Since the surprise resignation of Japanese Prime Minister Yoshihide Suga earlier this year, the ruling LDP party has been thrown into a leadership election that will ultimately choose the next prime minister. This election has the potential to be a political inflection point for Japan—and the LDP—and will ultimately show whether recent political developments will continue to transform Japanese politics or if policy inertia and factional politics within the LDP will stall digitization efforts and hamper the development of Japan’s newly established Digital Agency.
Established during the COVID-19 pandemic to help solve Japan’s struggles on 31 different policy issues including electronic medical records, virtual learning environments, relief payments, and now vaccine tracking efforts, the appointment of Digital Agency head will be an important role to fill when the LDP chooses its next leader on September 29.
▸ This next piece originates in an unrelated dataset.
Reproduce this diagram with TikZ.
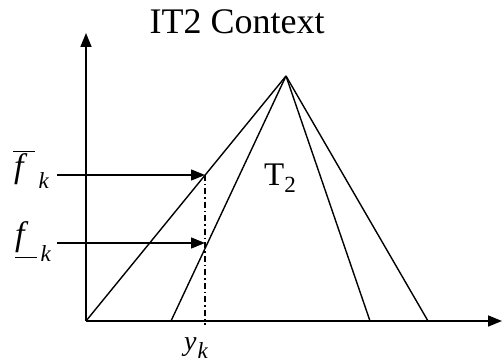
\documentclass[tikz,border=0pt]{standalone}
\usepackage{fontspec}
\setmainfont{Liberation Serif}
\usetikzlibrary{arrows.meta,positioning}
\newcommand{\fbarup}{\rlap{\hspace{-1pt}\rule[26pt]{22pt}{1.3pt}}\textit{f}}
\newcommand{\fbarlo}{\rlap{\hspace{0pt}\rule[-12pt]{22pt}{1.3pt}}\textit{f}}
\newcommand{\subk}[1]{\raisebox{#1}{\fontsize{23}{25}\selectfont\textit{k}}}

\begin{document}
\begin{tikzpicture}[x=1pt,y=1pt,>={Triangle[length=14pt,width=11pt]}]
\tikzstyle{axis}=[line width=1.6pt,->]
\tikzstyle{mf}=[line width=1.4pt]
\tikzstyle{lab}=[inner sep=0pt,anchor=base west,font=\fontsize{34}{38}\selectfont]
\useasboundingbox (0,0) rectangle (502,363);
% axes
\coordinate (O) at (86,42);
\coordinate (ytop) at (86,330);
\coordinate (xend) at (502,42);
\draw[axis] (O) -- (ytop);
\draw[axis] (O) -- (xend);
% triangles
\coordinate (apex) at (286,287);
\coordinate (bl) at (171,42);
\coordinate (br) at (370,42);
\coordinate (bro) at (428,42);
\foreach \b in {O,bl,br,bro}{\draw[mf] (\b) -- (apex);}
% firing levels
\coordinate (yk) at (205,38);
\coordinate (up) at (205,188);
\coordinate (lo) at (205,120);
\coordinate (ups) at (57,188);
\coordinate (los) at (57,120);
\draw[line width=1.2pt,dash pattern=on 6pt off 3pt on 1.5pt off 3pt] (up) -- (yk);
\draw[->,line width=1.4pt] (ups) -- (up);
\draw[->,line width=1.4pt] (los) -- (lo);
% labels
\node[inner sep=0pt,font=\fontsize{36}{40}\selectfont] (title) at (237,341) {IT2 Context};
\node[lab,font=\fontsize{33}{36}\selectfont] (T2) at (264,177) {T\textsubscript{2}};
\node[lab] (fup) at (14,185) {\fbarup\hspace{11pt}\subk{-11pt}};
\node[lab] (flo) at (15,117) {\fbarlo\hspace{12pt}\subk{-16pt}};
\node[lab,font=\fontsize{28}{32}\selectfont] (ylab) at (184,12) {\textit{y}\hspace{1pt}\subk{-8pt}};
\end{tikzpicture}
\end{document}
It is very difficult to predict who will win in the election. However, at this moment, among the four candidates in the bid for leadership, Mr. Kono Taro’s experience in driving administrative reforms, local governments, and “e-government” makes him the prime candidate to lead Japan and accelerate the country’s digitization efforts. Installing the Digital Agency alone is not going to solve Japan’s digitalization woes. There must be a strong leadership to back the Digital Agency and support the enactment of policies across Japan’s complex and stove-piped bureaucracy.
At present, the Digital Agency does not hold the authority to direct other ministries on how to conduct their digital policies, which could lead to implementation challenges. Full-scale structural reforms, including deregulation and flattening the Japanese government hierarchical structure is critical. Take the education sector as an example. Implementing changes at the Ministry of Education itself will be difficult due to the complex teachers’ licensing process and varying preferences among local and prefectural governments. Therefore, if other candidates with less experience in introducing reforms becomes the new Prime Minister, they may not lend the level of experience needed to help the Digital Agency live up to its potential.
Besides the issue of leadership, the Digital Agency may also face the challenge of a lack of digital talents, especially in the public sector. The Digital Agency has implemented an innovative policy to bring in 100 private sector professionals into the Digital Agency to address this human capital deficit and potentially innovate policy solutions. However, these new hires may face resistance from the 400 government workers who will populate the rest of the agency. The new government must also act to ensure the Digital Agency can retain the best digital talents so that the Digital Agency does not fall short on human resources while implementing their policy objectives.
Former Prime Minister Abe famously called for Data Free Flow with Trust in his efforts to make Japan a world leader on digital policy and digital trade, and the new Prime Minister, and Digital Agency, must be up to this challenge as well. Mr. Kono’s experience as in the defense and foreign affairs ministries makes him the best candidate to assert Japan’s leadership on the world stage. To spearhead the interests of Japan’s digital economy, Japan must continue to engage global leaders on digital issues, including digital trade, cybersecurity, and emerging technologies. Building on Abe’s Data Free Flow with Trust, Japan must continue to work with like-minded countries and push for greater cooperation and trade.
At the end of the day, the next Japanese Prime Minister will ultimately have the final say in matters relative to the Digital Agency and all of Japan’s digitalization efforts, especially on key issues such as 5G deployment, rural connectivity, privacy, and questions such as potential carbon taxing schemes. Domestically, the Prime Minister will face challenges in pushing for digitalization across the Japanese bureaucracy and the ongoing threats of COVID-19. On the global stage, the US’s lack of commitment in the Asia Pacific region and China’s interest in the CPTPP, may mean the new leader will have to manage the complex dynamics between these superpowers.
The next Prime Minister will play a crucial role in either accelerating or decelerating Japan’s digital progress. Hence, observers should take note of where the LDP leadership candidates stand on digital issues and tease out their plans to enable Japan to reap greater benefits from the digital economy. Being ranked 27th globally in digital competitiveness, despite Japan being an advanced and highly educated market, will only hinder the country in reaching its full potential.